Friday, December 01, 2017

vSphere Switch Independent Teaming or LACP?

I have answered this question lot of times during the last couple of years, thus I have finally decided to write a blog post on this topic. Unfortunately, the answer always depends on specific factors (requirements and constraints) for the particular environment so do not expect the short answer. Instead of the simple answer, I will do the comparison of LBT and LACP.

I assume you (my reader) is familiar with LACP but do you know what LBT is? If not, here is the short explanation.
VMware LBT (load based teaming) is advanced switch independent teaming available on VMware DVS which pin each VM vNIC to particular physical uplink in roud robin fasion but if the network traffic of particular physical NIC is higher then 75% of total bandwidth over 30 seconds it will initiate rebalancing across available physical uplinks (physical NICs of ESXi host) to avoid network congestion on particular uplink. 
If you are not familiar with basic VMware vSphere networking read my previous blog post "Back to the basics - VMware vSphere networking" before continuing.
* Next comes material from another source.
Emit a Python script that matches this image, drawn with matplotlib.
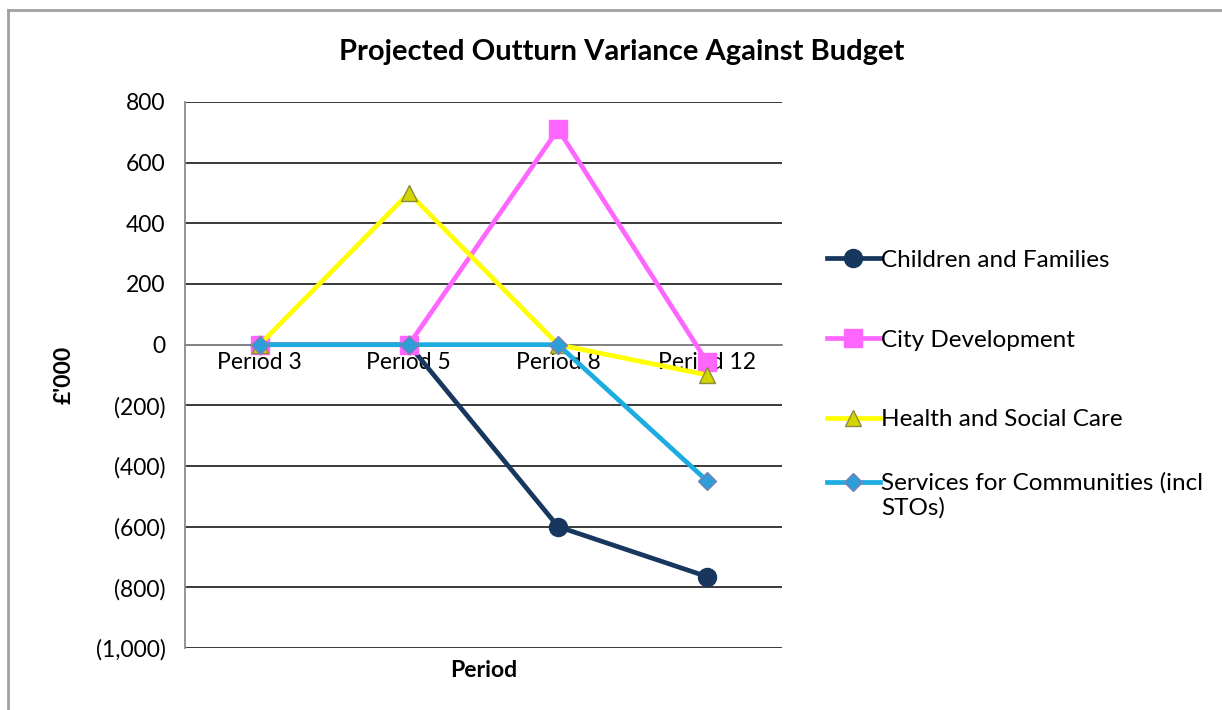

What we are doing is the comparison of switch independent teaming and LACP. LACP is the capability of VMware Distributed Virtual Switch (VDS), therefore, I would assume you are on vSphere Enterprise Plus license and having VDS. When you have VDS then I would have another assumption, that you are already considering LBT as it is the best choice for switch independent teaming algorithms available on VDS.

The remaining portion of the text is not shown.